X suspected a cover-up even just after the assassination, but states ominously, “There was something deeper, uglier.” Then Garrison asks, almost naively, “I never realized Kennedy was so dangerous to the establishment. Is that why?” X responds: “Well that's the real question, isn't it? Why? The ‘how’ and the ‘who’ is [sic] just scenery for the public. Oswald, Ruby, Cuba, the Mafia. Keeps ’em guessing like some kind of parlor game, prevents ’em from asking the most important question: Why? Why was Kennedy killed? Who benefited? Who has the power to cover it up? Who?” X proceeds to give a history lesson learned from the inner sanctums of power. After the Bay of Pigs fiasco, Kennedy’s National Security Action Memos (X helped draw up the particulars) detailed the new role of the Joint Chiefs of Staff in taking full responsibility for “all covert, paramilitary action in peacetime,” a splintering of the CIA’s power which was met with shock and resistance in Washington. That action, along with JFK-initiated budget cuts in the armed forces, depleted the military-industrial machine. X puts this in perspective: “Find out the Defense budget since the war began: 75 going on a 100 billion, nearly 200 billion will be spent before it’s over. In 1949 it was 10 billion—no war, no money. The organizing principle of any society, Mr. Garrison, is for war. The authority of the state over its people resides in its war powers.”
Kennedy was killed, according to X, because his policies dictating the imminent withdrawal of advisors (this had already happened before his death) and troops from Vietnam acted as the last straw for the Pentagon and the corporations—Bell Helicopter is specifically named—that seek profit from war. The movie quotes Lyndon Johnson as declaring, before he reversed Kennedy’s policies, “Just get me elected, I’ll give you the war.” Of course, the last part of this history lesson reeks of lefty mythologizing. Whether Kennedy wanted to end the Cold War (as X claims), or even withdraw from Vietnam is pure speculation, based on only a few concrete presidential actions whose potential trajectories have been guessed at for decades.
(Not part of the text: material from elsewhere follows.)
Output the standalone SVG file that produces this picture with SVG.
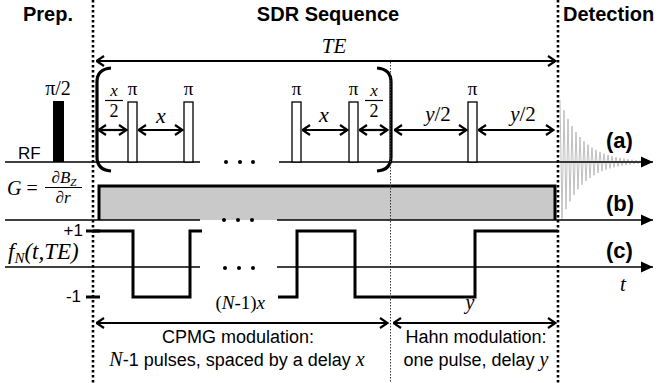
<svg xmlns="http://www.w3.org/2000/svg" width="658" height="383" viewBox="0 0 658 383">
<style>
.hdr{font-family:"Liberation Sans",Arial,sans-serif;font-weight:bold;font-size:20px;fill:#000}
.sans{font-family:"Liberation Sans",Arial,sans-serif;fill:#000}
.serif{font-family:"Liberation Serif","Times New Roman",serif;fill:#000}
.it{font-style:italic}
.axis{stroke:#000;stroke-width:1.3;fill:none}
.pulse{fill:#fff;stroke:#000;stroke-width:1.3}
.arr{stroke:#000;stroke-width:2.2;fill:none}
.wave{stroke:#000;stroke-width:3;fill:none}
.dot3{stroke:#000;stroke-width:2.6;stroke-dasharray:2.6 2.4;fill:none}
.lab{font-family:"Liberation Sans",Arial,sans-serif;font-weight:bold;font-size:22px;fill:#000}
.brk{stroke:#000;stroke-width:3.2;fill:none}
</style>
<defs>
<marker id="chev" viewBox="0 0 10 12" refX="9.5" refY="6" markerWidth="10" markerHeight="12" markerUnits="userSpaceOnUse" orient="auto-start-reverse"><path d="M1.5 1 L9 6 L1.5 11" fill="none" stroke="#000" stroke-width="2.2"/></marker>
<marker id="tri" viewBox="0 0 12 12" refX="12" refY="6" markerWidth="12" markerHeight="12" markerUnits="userSpaceOnUse" orient="auto"><path d="M0 0.5 L12 6 L0 11.5 Z" fill="#000"/></marker>
</defs>

<g id="headers">
<text class="hdr" x="48" y="21" text-anchor="middle">Prep.</text>
<text class="hdr" x="328" y="21" text-anchor="middle">SDR Sequence</text>
<text class="hdr" x="563" y="21">Detection</text>
<text class="serif it" x="334" y="53" font-size="21" text-anchor="middle">TE</text>
</g>

<g id="fid">
<polyline points="560,100 562,218.6 564,110.3 566,209.2 568,118.9 570,201.4 572,126.1 574,194.8 576,132 578,189.4 580,137 582,184.8 584,141.2 586,181 588,144.6 590,177.9 592,147.5 594,175.2 596,149.9 598,173 600,151.9 602,171.2 604,153.6 606,169.7 608,155 610,168.4 612,156.2 614,167.3 616,157.1 618,166.4 620,157.9 622,165.7 624,158.6 626,165.1 628,159.2 630,164.6 632,159.7 634,164.1 636,160.1 638,163.8 640,160.4" fill="none" stroke="#b0b0b0" stroke-width="0.8"/>
</g>

<g id="gradient">
<path d="M99 220 V186 H555 V220" fill="#c9c9c9" stroke="#000" stroke-width="3"/>
</g>

<g id="axes">
<line class="axis" x1="5" y1="162" x2="200" y2="162"/>
<line class="axis" x1="279" y1="162" x2="653" y2="162" marker-end="url(#tri)"/>
<line class="axis" x1="5" y1="220" x2="200" y2="220"/>
<line class="axis" x1="277" y1="220" x2="653" y2="220" marker-end="url(#tri)"/>
<line class="axis" x1="5" y1="267" x2="200" y2="267"/>
<line class="axis" x1="277" y1="267" x2="653" y2="267" marker-end="url(#tri)"/>
<g fill="#000">
<circle cx="226" cy="162" r="2"/><circle cx="240" cy="162" r="2"/><circle cx="253" cy="162" r="2"/>
<circle cx="224" cy="220" r="2"/><circle cx="238" cy="220" r="2"/><circle cx="252" cy="220" r="2"/>
<circle cx="225" cy="268" r="2"/><circle cx="239" cy="268" r="2"/><circle cx="253" cy="268" r="2"/>
</g>
</g>

<g id="rf-label"><text class="sans" x="18" y="159" font-size="17">RF</text></g>

<g id="pulse-pi2">
<rect x="53" y="101" width="11" height="61" fill="#000"/>
<text class="serif" x="58" y="95" font-size="20" text-anchor="middle">π/2</text>
</g>
<g id="pulse-1"><rect class="pulse" x="128" y="102" width="9" height="60"/><text class="serif" x="132.5" y="95" font-size="19" text-anchor="middle">π</text></g>
<g id="pulse-2"><rect class="pulse" x="184" y="102" width="9" height="60"/><text class="serif" x="188.5" y="95" font-size="19" text-anchor="middle">π</text></g>
<g id="pulse-3"><rect class="pulse" x="292" y="102" width="9" height="60"/><text class="serif" x="296.5" y="95" font-size="19" text-anchor="middle">π</text></g>
<g id="pulse-4"><rect class="pulse" x="349" y="102" width="9" height="60"/><text class="serif" x="353.5" y="95" font-size="19" text-anchor="middle">π</text></g>
<g id="pulse-hahn"><rect class="pulse" x="468" y="102" width="9" height="60"/><text class="serif" x="472.5" y="95" font-size="19" text-anchor="middle">π</text></g>

<g id="brackets">
<path class="brk" d="M111 68 Q97 69 97 82 V157 Q97 170 111 171"/>
<path class="brk" d="M377 68 Q391 69 391 82 V157 Q391 170 377 171"/>
</g>

<g id="delay-labels">
<text class="serif it" x="114" y="96" font-size="17" text-anchor="middle">x</text>
<line x1="105" y1="100.5" x2="123" y2="100.5" stroke="#000" stroke-width="1.2"/>
<text class="serif" x="114" y="117" font-size="18" text-anchor="middle">2</text>
<text class="serif it" x="161" y="123" font-size="22" text-anchor="middle">x</text>
<text class="serif it" x="324" y="122" font-size="22" text-anchor="middle">x</text>
<text class="serif it" x="374" y="96" font-size="17" text-anchor="middle">x</text>
<line x1="365" y1="100.5" x2="383" y2="100.5" stroke="#000" stroke-width="1.2"/>
<text class="serif" x="374" y="117" font-size="18" text-anchor="middle">2</text>
<text class="serif" x="438" y="121" font-size="21" text-anchor="middle"><tspan font-style="italic">y</tspan>/2</text>
<text class="serif" x="523" y="121" font-size="21" text-anchor="middle"><tspan font-style="italic">y</tspan>/2</text>
</g>

<g id="g-label">
<text class="serif" x="7" y="195" font-size="20"><tspan font-style="italic">G</tspan> =</text>
<text class="serif" x="64" y="183" font-size="17" text-anchor="middle">∂<tspan font-style="italic">B</tspan><tspan font-style="italic" font-size="11" dy="3">Z</tspan></text>
<line x1="45" y1="187.5" x2="82" y2="187.5" stroke="#000" stroke-width="1"/>
<text class="serif" x="63" y="203" font-size="17" text-anchor="middle">∂<tspan font-style="italic">r</tspan></text>
</g>

<g id="fn-row">
<text class="serif it" x="8" y="259" font-size="23">f<tspan font-size="15" dy="4">N</tspan><tspan dy="-4">(t,TE)</tspan></text>
<text class="sans" x="83" y="236" font-size="17" text-anchor="end">+1</text>
<text class="sans" x="81" y="302" font-size="17" text-anchor="end">-1</text>
<line x1="86" y1="231" x2="100" y2="231" stroke="#000" stroke-width="3"/>
<line x1="86" y1="297" x2="100" y2="297" stroke="#000" stroke-width="3"/>
<path class="wave" d="M93 231 H133 V297 H190 V231 H202"/>
<path class="wave" d="M278 297 H297 V231 H355 V297 H475 V231 H558"/>
<text class="serif" x="265" y="309" font-size="19" text-anchor="end">(<tspan font-style="italic">N</tspan>-1)<tspan font-style="italic">x</tspan></text>
<text class="serif it" x="470" y="309" font-size="20" text-anchor="middle">y</text>
<text class="serif it" x="620" y="291" font-size="21">t</text>
</g>

<g id="row-labels">
<text class="lab" x="606" y="148">(a)</text>
<text class="lab" x="606" y="211">(b)</text>
<text class="lab" x="606" y="258">(c)</text>
</g>

<g id="connectors">
<line class="arr" x1="96" y1="61" x2="556" y2="61" marker-start="url(#chev)" marker-end="url(#chev)"/>
<line class="arr" x1="98" y1="130" x2="127" y2="130" marker-start="url(#chev)" marker-end="url(#chev)"/>
<line class="arr" x1="138" y1="130" x2="183" y2="130" marker-start="url(#chev)" marker-end="url(#chev)"/>
<line class="arr" x1="302" y1="130" x2="348" y2="130" marker-start="url(#chev)" marker-end="url(#chev)"/>
<line class="arr" x1="359" y1="130" x2="388" y2="130" marker-start="url(#chev)" marker-end="url(#chev)"/>
<line class="arr" x1="394" y1="130" x2="467" y2="130" marker-start="url(#chev)" marker-end="url(#chev)"/>
<line class="arr" x1="478" y1="130" x2="554" y2="130" marker-start="url(#chev)" marker-end="url(#chev)"/>
<line class="arr" x1="96" y1="323" x2="388" y2="323" marker-start="url(#chev)" marker-end="url(#chev)"/>
<line class="arr" x1="393" y1="323" x2="556" y2="323" marker-start="url(#chev)" marker-end="url(#chev)"/>
</g>

<g id="bottom-text">
<text class="sans" x="238" y="343" font-size="18" text-anchor="middle">CPMG modulation:</text>
<text class="sans" x="237" y="366" font-size="18" text-anchor="middle"><tspan class="serif" font-style="italic" font-size="20">N</tspan>-1 pulses, spaced by a delay <tspan class="serif" font-style="italic" font-size="20">x</tspan></text>
<text class="sans" x="476" y="343" font-size="18" text-anchor="middle">Hahn modulation:</text>
<text class="sans" x="476" y="366" font-size="18" text-anchor="middle">one pulse, delay <tspan class="serif" font-style="italic" font-size="20">y</tspan></text>
</g>

<g id="dividers">
<line class="dot3" x1="93" y1="0" x2="93" y2="383"/>
<line class="dot3" x1="558" y1="0" x2="558" y2="383"/>
<line x1="390.5" y1="62" x2="390.5" y2="383" stroke="#333" stroke-width="1" stroke-dasharray="1.5 1.5"/>
</g>
</svg>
Stone idealizes these trajectories, and JFK’s martyrdom becomes unashamedly pronounced when Garrison, after his conversation with X, meditatively stands over the Eternal Flame as John Williams’s lugubrious score performs requiem duties.
But X’s dialogue resonates long after the liberal self-pity washes away: “The organizing principle of any society, Mr. Garrison, is for war. The authority of the state over its people resides in its war powers.” Name another Hollywood fiction film that cites Defense budget figures to demonstrate the scope of the military-industrial complex. Name another that so explicitly implicates our democracy as little more than a system of manipulation for those who can lucratively benefit from its “organizing principles.” However awful the implications of JFK’s claims—that our own government would kill its leaders, that our destinies are guided by shadowy groups in smoky rooms dividing up the map—the reality is far more frightening. Conspiracy theories actually soften the blow by explaining away our responsibility as aware citizens. As of now, it’s all happening in front of our faces. George W. Bush directly lied to bring this country into war. No secret networks, no staged events, just some sloppily faked evidence and fear baiting. The torture and Downing Street memos aren’t black ops, but visible public record.
How do those in power get away with their corruptions? The media. Even the outlets considered “left” by right-wing sources engage in PR for the status quo, hammering home the same talking points, diverting public attention from the culprits and the sources of power. The blockbuster cover-up is a rarity; the small inoculations—like letting our public officials off the hook after open displays of out and out incompetence or corruption—constitute the real crime. That’s where Stone, using the medium of film, both succeeds and fails in attempting to provide a remedy. JFK draws a large-scale picture of government that may seem reductive and simplified, but nonetheless, unfortunately, remains frighteningly on target. Due to Stone’s obsessive fetishism regarding the JFK case, however, the questions leading to this conclusion amount to little more than trivia. Imagine how much more potent Stone’s agitprop would have been had not the deeper, darker implications of JFK gotten lost in a fog of minutiae and speculation. Who knows, maybe had Stone truly revived Sixties-era ideals of lucid anti-war dissent there wouldn’t be such timidity and apologetic compromising on the part of the left when speaking out against what is now becoming—since the beginning of the American occupation of Iraq—a more accepted concept of preemptive war. Negative stigmas attached to conspiracy theories have also been, by unfair association, attached to the very real outrages committed by our own government. JFK undoubtedly played no small role in this cultural phenomenon.
But there’s still JFK’s lingering effect. I didn’t mean to suggest earlier that the film’s actual relevance rests on a few lines of dialogue. Sutherland as X provides the straight-to-the-jugular truth about our society’s bloody foundations, but the entire atmosphere of the film is suffused with the feeling that behind the monumental events that shape history there’s Something More. And that Something More is what makes JFK politically vital. It’s an honest to goodness major motion picture that urges its audience to take history seriously, to study the past, to resist the popular attitudes of apathy and blind faith in government (“Don’t take my word for it,” X tells Garrison, “Don’t believe me—do your own work, your own thinking”). And it does so with the aim of reintroducing its audience to the war-mongering self-interest taken for granted in our cynical age. Many have called Stone “irresponsible” for his grandiose designs—and yet he’s more responsible than the majority of filmmakers who dismiss politics, whether consciously or ignorantly. If Stone resorts to bombastic tactics, well, the man has never been a friend to subtly or an enemy to theater. His heavy-handedness and grandiosity keep us from calling him a great filmmaker; yet also make his films, JFK best among them, the most engaging works of American paranoia since that genre’s post-Watergate heyday. When even the clearest realities seem to confound the public, someone has to shout them from the rooftops.